Ecosystem Ecology: Definition & Explanation

Instructor: Sarah Friedl

Sarah has two Master's, one in Zoology and one in GIS, a Bachelor's in Biology, and has taught college level Physical Science and Biology.

What powers life? How much energy do animals get from eating plants? What short- and long-term effects will climate change have on our environment? Asking questions such as these help ecologists better understand ecosystems and the processes within them.


Ecosystems are the natural systems that are made up of living and non-living things working together. Ecosystems come in a variety of shapes and sizes, and while they share many features, each is unique. Ecosystems do have boundaries, but determining where one ecosystem starts and another begins can often be a challenge.

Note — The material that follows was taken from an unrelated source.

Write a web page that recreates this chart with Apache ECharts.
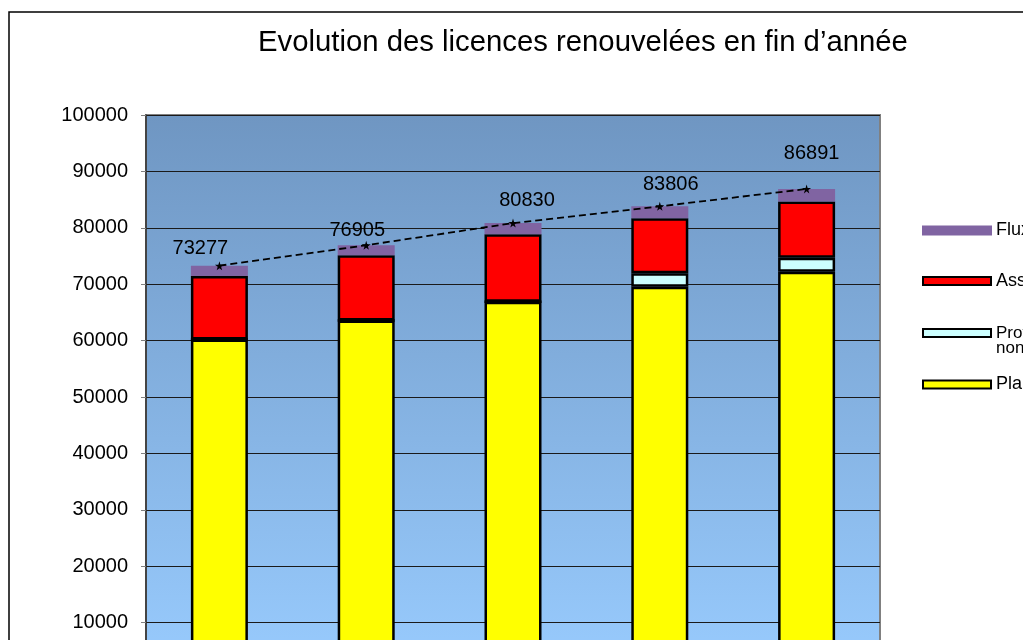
<!DOCTYPE html>
<html>
<head>
<meta charset="utf-8">
<script src="https://cdn.jsdelivr.net/npm/echarts@6/dist/echarts.min.js"></script>
<style>html,body{margin:0;padding:0;background:#fff}#c{width:1023px;height:640px}</style>
</head>
<body>
<div id="c"></div>
<script>
// ---- data ----
var categories = ['2005', '2006', '2007', '2008', '2009'];
var plaisir = [60200, 63550, 66900, 69550, 72200];
var professionnels = [0, 0, 0, 2400, 2500];
var assimiles = [11250, 11600, 11950, 9750, 9950];
var flux = [1827, 1755, 1980, 2106, 2241];
var totals = [73277, 76905, 80830, 83806, 86891];
var seriesNames = ['Plaisance', 'Professionnels\nnon résidents', 'Associations', 'Flux'];

// ---- layout / style config ----
var labelOffsets = [[-19, -17], [-9, -15], [14, -23], [11, -22], [5, -35]];
var FONT = "'Liberation Sans', Arial, sans-serif";

var chart = echarts.init(document.getElementById('c'));

function barSeries(name, data, color, border) {
  return {
    name: name, type: 'bar', stack: 'total', data: data, barWidth: 57,
    itemStyle: { color: color, borderColor: border, borderWidth: 2.5 },
    emphasis: { disabled: true }
  };
}

function legendAt(name, top, extra) {
  return Object.assign({
    show: true, orient: 'vertical', left: 922, top: top, padding: 0,
    itemWidth: 68, itemHeight: 8, itemGap: 0, icon: 'rect', data: [name],
    selectedMode: false,
    textStyle: { fontFamily: FONT, fontSize: 18, color: '#000', lineHeight: 18 }
  }, extra || {});
}

var option = {
  animation: false,
  backgroundColor: '#fff',
  title: {
    text: 'Evolution des licences renouvelées en fin d\u2019année',
    left: 258, top: 28, padding: 0,
    textStyle: { fontFamily: FONT, fontSize: 29.3, fontWeight: 'normal', color: '#000' }
  },
  graphic: [{
    type: 'rect', z: -10, silent: true,
    shape: { x: 9, y: 12, width: 1200, height: 800 },
    style: { fill: 'none', stroke: '#000', lineWidth: 1.5 }
  }],
  legend: [
    legendAt(seriesNames[3], 221.5),
    legendAt(seriesNames[2], 272),
    legendAt(seriesNames[1], 309.5, {
      formatter: function (n) { return '\n' + n; },
      textStyle: { fontFamily: FONT, fontSize: 17, color: '#000', lineHeight: 15 }
    }),
    legendAt(seriesNames[0], 375.5)
  ],
  grid: {
    show: true, outerBoundsMode: 'none', containLabel: false,
    left: 146, width: 734, top: 115, height: 564,
    backgroundColor: {
      type: 'linear', x: 0, y: 0, x2: 0, y2: 1,
      colorStops: [{ offset: 0, color: '#6f96c2' }, { offset: 1, color: '#99ccff' }]
    },
    borderColor: '#808080', borderWidth: 2
  },
  xAxis: {
    type: 'category', data: categories,
    axisLine: { show: true, lineStyle: { color: '#404040' } },
    axisTick: { show: false },
    axisLabel: { fontFamily: FONT, fontSize: 20, color: '#000' },
    splitLine: { show: false }
  },
  yAxis: {
    type: 'value', min: 0, max: 100000, interval: 10000,
    axisLine: { show: true, lineStyle: { color: '#303030', width: 1.5 } },
    axisTick: { show: true, inside: false, length: 5, lineStyle: { color: '#808080' } },
    axisLabel: { fontFamily: FONT, fontSize: 20, color: '#000', margin: 18,
      formatter: function (v) { return String(v); } },
    splitLine: { show: true, lineStyle: { color: '#1a1a1a', width: 1 } }
  },
  series: [
    barSeries(seriesNames[0], plaisir, '#ffff00', '#000'),
    barSeries(seriesNames[1], professionnels, '#ccffff', '#000'),
    barSeries(seriesNames[2], assimiles, '#ff0000', '#000'),
    barSeries(seriesNames[3], flux, '#8064a2', '#8064a2'),
    {
      name: 'Total', type: 'line',
      data: totals.map(function (v, i) {
        return { value: v, label: { offset: labelOffsets[i] } };
      }),
      symbol: 'path://M50,0 L61,35 L98,35 L68,57 L79,91 L50,70 L21,91 L32,57 L2,35 L39,35 Z',
      symbolSize: 9,
      itemStyle: { color: '#000' },
      lineStyle: { color: '#000', width: 1.8, type: [7, 4] },
      label: { show: true, position: 'inside', fontFamily: FONT, fontSize: 20, color: '#000' },
      emphasis: { disabled: true },
      z: 5
    }
  ]
};
chart.setOption(option);
</script>
</body>
</html>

Because ecosystems have so many components and contain so much important information about our natural world, a very specific field of study was developed called ecosystem ecology. While the actual study of ecosystems has been going on for much longer, the term for the study of whole, living systems was developed in 1942. A person studying ecosystems is an ecosystem ecologist.

Studying Systems

Ecosystem ecologists do study overall systems, but in order to understand the system as a whole they need to look at the individual parts and what those parts contribute. This means that ecosystem ecologists are generally interdisciplinary - being involved in many different fields of study.

Ecosystem ecologists look at relationships between organisms and their environment. For example, in an aquatic ecosystem, an ecosystem ecologist might examine the relationships between the aquatic environment and the plants and animals that call it home.

Ecosystem ecologists may ask themselves questions to help them better understand ecosystems. For example, they may ask how sunlight and nutrients affect plants, and how those plants affect the animals that eat them.

Ecosystem ecologists are also interested in the biological processes that occur in ecosystems such as nutrient cycling, production, and trophic interactions (how energy gets transferred from one level of the food chain to another).